YOUR OBJECTIVE — In the entries below, print exactly the lines from the first through the one with "from bokeh.resources import INLINE", both included, and none of the pictures.

** BEGIN ENTRIES **

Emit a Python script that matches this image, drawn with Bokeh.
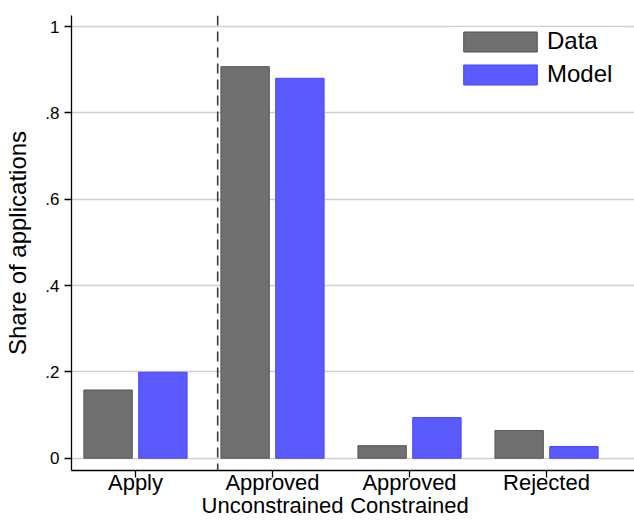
from bokeh.plotting import figure
from bokeh.models import Range1d, FixedTicker, CustomJSTickFormatter, Span, Legend, LegendItem
from bokeh.embed import file_html
from bokeh.resources import INLINE

# ---- data ----
categories = ["Apply", "Approved\nUnconstrained", "Approved\nConstrained", "Rejected"]
data_vals = [0.158, 0.907, 0.029, 0.064]
model_vals = [0.199, 0.880, 0.094, 0.027]
y_ticks = [0, 0.2, 0.4, 0.6, 0.8, 1.0]

FONT = "Liberation Sans"

positions = list(range(1, len(categories) + 1))
offset = 0.2
bar_w = 0.353
data_x = [p - offset for p in positions]
model_x = [p + offset for p in positions]

p = figure(width=634, height=525, output_backend="svg", toolbar_location=None,
           x_range=Range1d(0.533, 4.642), y_range=Range1d(-0.0285, 1.0255),
           min_border_left=71, min_border_right=0, min_border_top=15, min_border_bottom=55)
p.outline_line_color = None
p.background_fill_color = "white"
p.border_fill_color = "white"

# grid
p.xgrid.grid_line_color = None
p.ygrid.ticker = FixedTicker(ticks=y_ticks)
p.ygrid.grid_line_color = "#cfcfcf"
p.ygrid.grid_line_width = 1.5

r_data = p.vbar(x=data_x, top=data_vals, bottom=0, width=bar_w,
                fill_color="#707070", line_color="#555555", line_width=1)
r_model = p.vbar(x=model_x, top=model_vals, bottom=0, width=bar_w,
                 fill_color="#5a5aff", line_color="#4343ff", line_width=1)

# dashed separator
p.add_layout(Span(location=1.6, dimension="height", line_color="#3a3a3a",
                  line_width=1.6, line_dash="10 6"))

# x axis
xa = p.xaxis[0]
xa.ticker = FixedTicker(ticks=positions)
xa.major_label_overrides = {pos: lab for pos, lab in zip(positions, categories)}
xa.major_label_text_font = FONT
xa.major_label_text_font_size = "22px"
xa.major_label_text_color = "black"
xa.major_label_text_line_height = 0.92
xa.major_label_standoff = -8
xa.major_tick_out = 7
xa.major_tick_in = 0
xa.minor_tick_line_color = None
xa.axis_line_color = "black"
xa.axis_line_width = 1.3
xa.major_tick_line_color = "black"
xa.major_tick_line_width = 1.3

# y axis
ya = p.yaxis[0]
ya.ticker = FixedTicker(ticks=y_ticks)
ya.formatter = CustomJSTickFormatter(code="""
if (Math.abs(tick) < 1e-9) return "0";
if (Math.abs(tick - 1) < 1e-9) return "1";
return tick.toFixed(1).replace("0.", ".");
""")
ya.axis_label = "Share of applications"
ya.axis_label_text_font = FONT
ya.axis_label_text_font_size = "24px"
ya.axis_label_text_font_style = "normal"
ya.axis_label_text_color = "black"
ya.axis_label_standoff = 11
ya.major_label_text_font = FONT
ya.major_label_text_font_size = "17px"
ya.major_label_text_color = "black"
ya.major_label_standoff = 5
ya.major_label_orientation = "horizontal"
ya.major_tick_out = 7
ya.major_tick_in = 0
ya.minor_tick_line_color = None
ya.axis_line_color = "black"
ya.axis_line_width = 1.3
ya.major_tick_line_color = "black"
ya.major_tick_line_width = 1.3

legend = Legend(items=[LegendItem(label="Data", renderers=[r_data]),
                       LegendItem(label="Model", renderers=[r_model])],
                location="top_right")
legend.label_text_font = FONT
legend.label_text_font_size = "24px"
legend.label_text_color = "black"
legend.glyph_width = 92
legend.glyph_height = 25
legend.label_height = 25
legend.label_width = 75
legend.label_standoff = 1
legend.spacing = 5
legend.padding = 5
legend.margin = 12
legend.border_line_color = None
legend.background_fill_color = "white"
legend.background_fill_alpha = 1.0
p.add_layout(legend, "center")

open("out.html", "w").write(file_html(p, INLINE))
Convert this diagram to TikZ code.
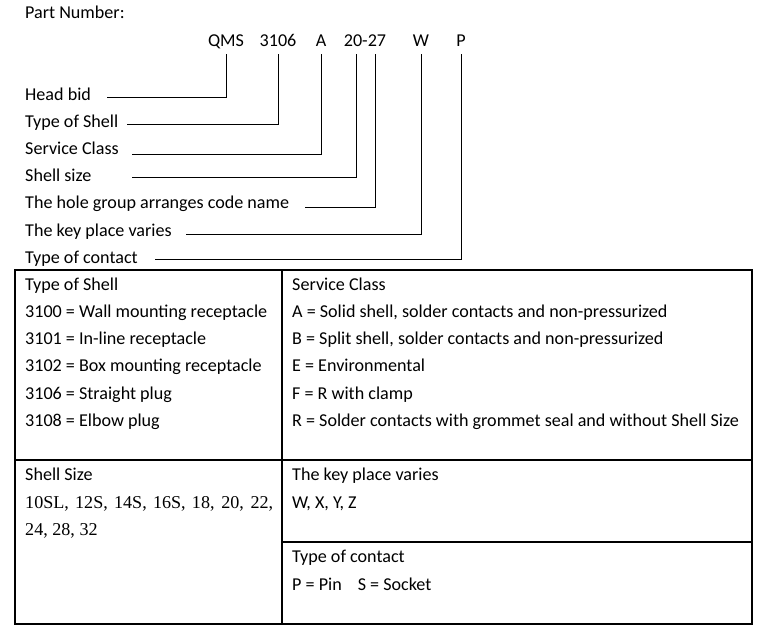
\documentclass[tikz,border=0pt]{standalone}
\usepackage{fontspec}
\setmainfont{Carlito}
\newfontfamily\timesfont{Liberation Serif}

\def\rowsep{27.3}

\begin{document}
\begin{tikzpicture}[x=1pt, y=-1pt, font=\fontsize{18.1}{22}\selectfont,
        txt/.style={anchor=base west, inner sep=0pt},
        codebox/.style={anchor=base, inner xsep=0pt, inner ysep=8pt, text height=12pt, text depth=0pt},
        lead/.style={line width=1pt},
        grid/.style={line width=1.2pt}]
    \useasboundingbox (0,0) rectangle (767,629);
    \node[txt] (pn) at (25,18.5) {Part Number:};
    \foreach \name/\code/\cx in {qms/QMS/226, shell/3106/278, cls/A/321, size/20-27/365, key/W/421, contact/P/461}
        \node[codebox] (\name) at (\cx,46) {\code};
    \coordinate (sizeL) at ([xshift=-9]size.south);
    \coordinate (sizeR) at ([xshift=10]size.south);
    \foreach \lab/\txt/\lx/\ly/\tgt [count=\i] in {hb/Head bid/107/97/qms.south, ts/Type of Shell/127/124/shell.south,
            sc/Service Class/132/154/cls.south, ss/Shell size/132/177/sizeL,
            hg/The hole group arranges code name/305/207/sizeR, kp/The key place varies/186/234/key.south,
            tc/Type of contact/155/259/contact.south} {
        \node[txt] (\lab) at (25,{100+(\i-1)*27.2}) {\txt};
        \coordinate (\lab-end) at (\lx,\ly);
        \draw[lead] (\lab-end) -| (\tgt);
    }
    \draw[grid] (15,270) rectangle (752,624);
    \draw[grid] (282,270) -- (282,624);
    \draw[grid] (15,460) -- (752,460);
    \draw[grid] (282,542) -- (752,542);
    \foreach \t [count=\i] in {Type of Shell, 3100 = Wall mounting receptacle, 3101 = In-line receptacle,
            3102 = Box mounting receptacle, 3106 = Straight plug, 3108 = Elbow plug}
        \node[txt] (shelltype\i) at (25,{290+(\i-1)*\rowsep}) {\t};
    \foreach \t [count=\i] in {Service Class, {A = Solid shell, solder contacts and non-pressurized},
            {B = Split shell, solder contacts and non-pressurized}, E = Environmental, F = R with clamp,
            R = Solder contacts with grommet seal and without Shell Size}
        \node[txt] (service\i) at (292,{290+(\i-1)*\rowsep}) {\t};
    \node[txt] (sizehead) at (25,480) {Shell Size};
    \node[txt] (sizes1) at (25,508) {\makebox[248pt][s]{\timesfont 10SL, 12S, 14S, 16S, 18, 20, 22,}};
    \node[txt] (sizes2) at (25,535) {\timesfont 24, 28, 32};
    \node[txt] (keyhead) at (292,480) {The key place varies};
    \node[txt] (keys) at (292,508) {W, X, Y, Z};
    \node[txt] (conthead) at (292,562) {Type of contact};
    \node[txt] (conts) at (292,590) {P = Pin\hspace{16pt}S = Socket};
\end{tikzpicture}
\end{document}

** END ENTRIES **

EXERCISE SOLUTION —
Emit a Python script that matches this image, drawn with Bokeh.
from bokeh.plotting import figure
from bokeh.models import Range1d, FixedTicker, CustomJSTickFormatter, Span, Legend, LegendItem
from bokeh.embed import file_html
from bokeh.resources import INLINE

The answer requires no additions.